Some companies usually those with mature security programs go for both. That’s not overkill if you’re managing complex risk profiles across geographies. But if you’re still in growth mode, pick the one that aligns with your core audience and expand from there. Don’t chase both just to impress a logo slide.
Future Proofing with Security Architecture
SOC 2 and ISO 27001 are foundational but they don’t cover everything. These frameworks help you prove good security hygiene, but architecture is where resilience really starts. In 2026, businesses aren’t just being asked if they’re compliant they’re being asked if they’re architected for modern threats. That means more organizations are adopting Zero Trust models, where trust is earned not assumed at every layer.
SOC 2 can support Zero Trust by emphasizing controls around access management, data handling, and monitoring. ISO 27001 gives a broader organizational framework with formal risk analysis baked in. Together, they create a strong baseline. But embedding them into a Zero Trust design takes you further than either framework alone. It’s about segmenting systems, minimizing implicit trust, and verifying continuously.
Bottom line: frameworks certify that you’ve built something secure. Architecture determines whether it stays secure under stress. For a more detailed look at how Zero Trust fits in, check out Zero Trust Architecture Explained: Why It Matters in 2026.
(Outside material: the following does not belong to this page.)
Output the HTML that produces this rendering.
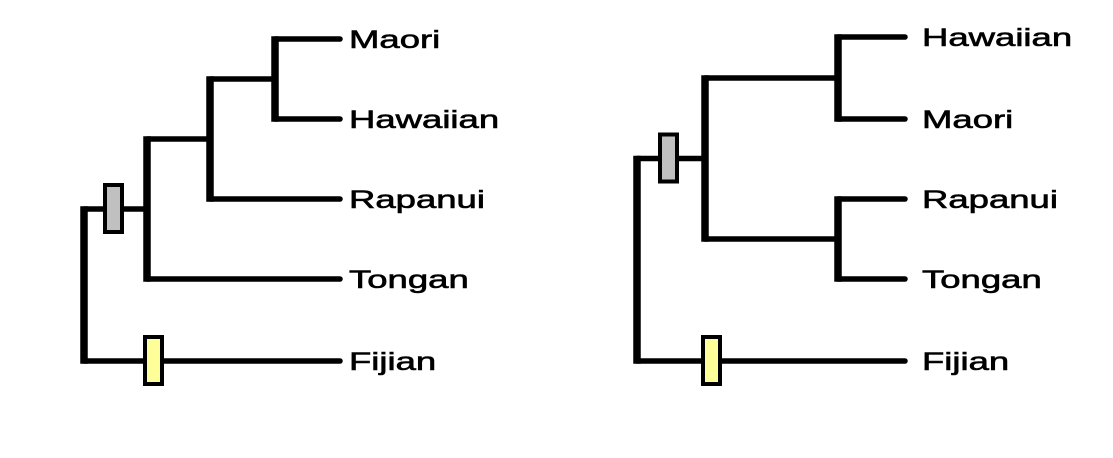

Final Take: Choose With Intent
There’s no universal right answer when it comes to picking a security framework. SOC 2 and ISO 27001 solve different problems for different companies and trying to shoehorn one into the wrong environment wastes time, money, and credibility. Think about where your business is headed, how quickly it’s growing, and who you need to convince. A five person SaaS startup in Austin doesn’t need the same controls as a global telco managing cross border data flows.
Also, hitting compliance shouldn’t be the end goal. It’s the floor, not the ceiling. Passing an audit isn’t the same as being secure. Real security needs ongoing visibility, training, and architectural decisions that age well. Frameworks help you build that foundation but what you build on top is what really matters.